News flash, right? If you’ve got kids, you know what I’m talking about.
But specifically, I am being reminded right now of my selfishness as we do what many parents do as their kids grow up – help them find their “thing.” The “thing” in question could be anything: baseball, dance, painting, playing the piano, academics – you name it. It’s that thing that your child is gifted at, enjoys, and takes pleasure in.
Here’s the thing, though – I think we naturally want our kids to have our “thing.” I played sports growing up. I wasn’t great, but I enjoyed it. Even today, there’s not much better to me than sitting on my couch on a Saturday afternoon watching college football. Or the World Series. I’ll even settle for the World Cup. And I’m realizing that I’ve been trying to impose my thing on Joshua, our 5-year-old.
He enjoys playing, too, but it feels like when he watches 5 minutes of a game with me he’s doing so out of the goodness of his heart. What he’d rather be doing is playing with Lego’s. Or telling stories to each other. Or setting up an elaborate Star Wars-based live action drama in the living room.
Not watching the ball game.
But my job as a dad isn’t to make him do my thing; it’s to help him discover and develop his thing and encourage him in it. It’s the encouraging part that takes the most effort I think.
Let’s say, for example, that Joshua’s thing is playing the piano. I don’t own a piano. I once learned to play “The Entertainer,” but I don’t go much beyond that.
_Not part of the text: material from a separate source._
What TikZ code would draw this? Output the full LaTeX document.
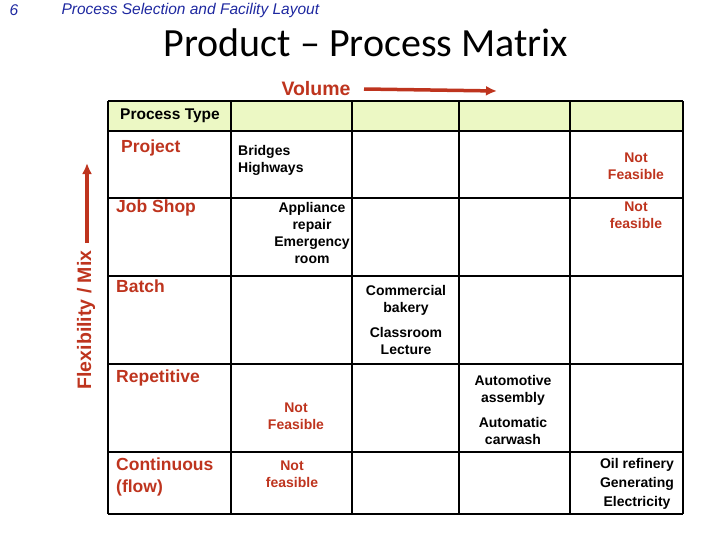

I don’t even listen to music in the car – I do my thing, which is sports talk radio. But part of my job, as entrusted to me by my Father, is not just to allow Joshua to do his thing, but for me to learn about that thing. To be able to have an intelligent conversation about the piano. To invest emotionally in it.
That means that a part of my job is to be willing to put my thing on the back burner.